(Source code of charts)
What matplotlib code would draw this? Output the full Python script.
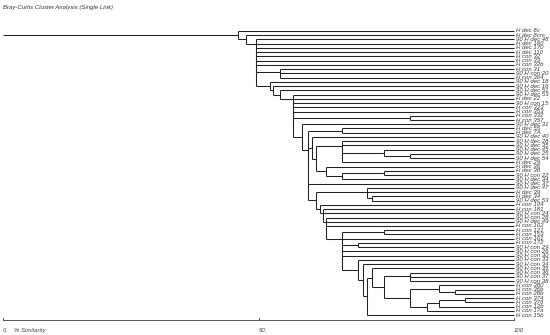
"""Bray-Curtis single link dendrogram, redrawn from a reference picture."""

import matplotlib
matplotlib.use("Agg")
import matplotlib.pyplot as plt

# leaf labels, top to bottom
labels = [
    "H dec 8c", "H dec 8cm", "90 H dec 48", "H dec 160", "H dec 170",
    "H dec 110", "H con 32", "H con 33", "H con 32b", "H con 31",
    "90 H con 20", "H con 364", "90 H dec 18", "90 H dec 16", "90 H dec 51",
    "90 H dec 53", "H dec 22", "90 H con 15", "H con 323", "H con 353",
    "H con 332", "H con 357", "90 H dec 31", "H dec 55", "H dec 7A",
    "90 H dec 40", "90 H dec 28", "90 H dec 35", "90 H dec 45", "90 H dec 25",
    "90 H dec 54", "H dec 29", "H dec 36", "H dec 38", "90 H con 22",
    "90 H dec 34", "90 H dec 37", "90 H dec 47", "H dec 39", "H dec 34",
    "90 H dec 53", "H con 104", "H con 181", "90 H con 24", "90 H con 28",
    "90 H dec 49", "H con 102", "H con 121", "H con 153", "H con 161",
    "H con 172", "90 H con 29", "90 H con 26", "90 H con 30", "90 H con 33",
    "90 H con 34", "90 H con 35", "90 H con 36", "90 H con 37", "90 H con 38",
    "H con 380", "H con 36b", "H con 28b", "H con 374", "H con 376",
    "H con 12b", "H con 17a", "H con 15b",
]

# merge tree: (similarity %, child, child, ...); ints are leaf rows
bottom = (71.2, (72.3, 56,
                 (74.6, (79.6, 57, 58, 59),
                  (79.6, (85.4, 60, (88.5, 61, 62)),
                   (82.9, (85.4, (90.4, 63, 64), 65), 66)))), 67)
lower = (66.3, (74.6, 47, 48), 49, (69.5, 50, 51), 52, 53,
         (69.5, 54, (70.5, 55, bottom)))
mid = (59.6, (66.3, 23, 24),
       (60.4, 25,
        (61.3, (66.3, 26, 27, (74.6, 28, (79.6, 29, 30)), 31),
         (63.3, 32, (66.3, (74.6, 33, 34), 35)))),
       36,
       (61.3, (71.2, 37, 38, (72.3, 39, 40)),
        (62.0, 41, (62.7, 42, 43, (63.3, 44, 45, 46, lower)))))
tree = (45.9, 0,
        (47.5, 1,
         (49.6, 2, 3, 4, 5, 6, 7, 8, (54.2, 9, 10, 11),
          (52.3, 12,
           (52.9, 13,
            (54.2, 14,
             (56.8, 15, 16, 17, 18, 19, (79.6, 20, 21),
              (58.5, 22, mid))))))))

LINE = dict(color="#222222", lw=0.75, solid_capstyle="butt")


def draw(ax, node):
    """Draw a node, return (x, y) of the point its parent links to."""
    if isinstance(node, int):
        return 100.0, float(node)
    sim, *children = node
    pts = [draw(ax, c) for c in children]
    # ties are chained from the right, each link at the midpoint
    xr, yr = pts[-1]
    for xl, yl in reversed(pts[:-1]):
        ax.plot([xl, sim], [yl, yl], **LINE)
        ax.plot([xr, sim], [yr, yr], **LINE)
        ax.plot([sim, sim], [yl, yr], **LINE)
        xr, yr = sim, (yl + yr) / 2
    return xr, yr


def main():
    plt.rcParams["font.family"] = ["Liberation Sans", "DejaVu Sans"]
    fig = plt.figure(figsize=(5.5, 3.35), dpi=100)
    ax = fig.add_axes([0, 0, 1, 1])
    ax.set_axis_off()

    n = len(labels)
    px = 5.11  # pixels per % similarity
    row = 4.24  # pixels per leaf row
    ax.set_xlim(-3 / px, (550 - 3) / px)
    ax.set_ylim(n - 1 + 20 / row, -31 / row)

    x_root, y_root = draw(ax, tree)
    ax.plot([0, x_root], [y_root, y_root], **LINE)

    for i, lab in enumerate(labels):
        ax.text(100.3, i, lab, fontsize=4.3, style="italic",
                va="center", ha="left", color="#3a3a3a")

    # similarity scale
    y_axis = n - 1 + 5 / row
    ax.plot([0, 100], [y_axis, y_axis], color="#555555", lw=0.7)
    for t in (0, 50, 100):
        ax.plot([t, t], [y_axis, y_axis - 0.4], color="#555555", lw=0.7)
    y_lab = n - 1 + 15 / row
    ax.text(0, y_lab, "0,", fontsize=4.3, style="italic", va="center", color="#444444")
    ax.text(2.2, y_lab, "% Similarity", fontsize=4.3, style="italic",
            va="center", color="#444444")
    ax.text(50, y_lab, "50,", fontsize=4.3, style="italic", va="center", color="#444444")
    ax.text(100, y_lab, "100", fontsize=4.3, style="italic", va="center", color="#444444")

    fig.text(3 / 550, 1 - 8 / 335, "Bray-Curtis Cluster Analysis (Single Link)",
             fontsize=4.3, style="italic", va="center", ha="left", color="#333333")

    fig.savefig("out.png", dpi=100)


if __name__ == "__main__":
    main()
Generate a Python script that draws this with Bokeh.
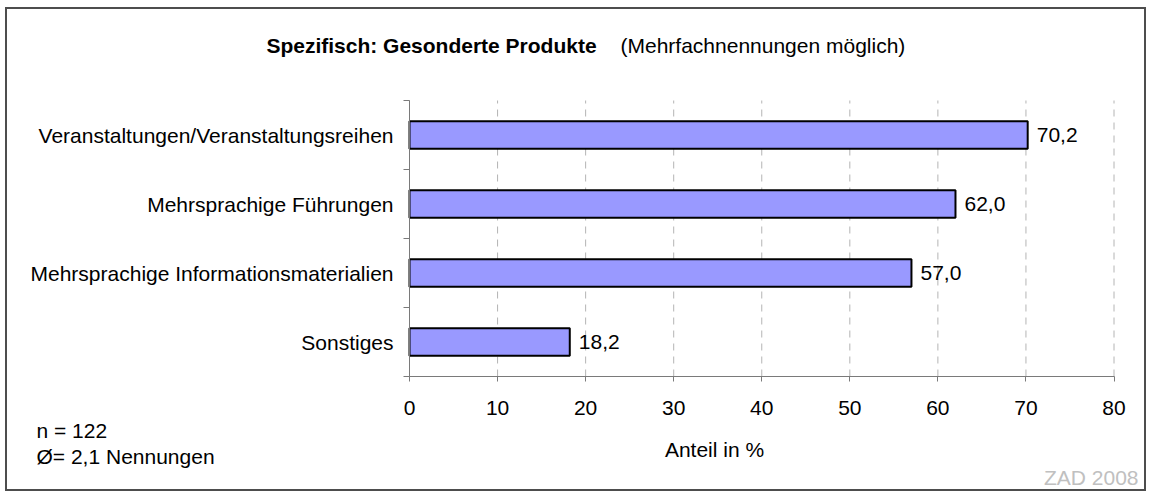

**What needs to be done**. Find all lines where the word "matplotlib" appears. Copy them.

**Task response**.
What matplotlib code would draw this? Output the full Python script.
import matplotlib
matplotlib.use("Agg")
import matplotlib.pyplot as plt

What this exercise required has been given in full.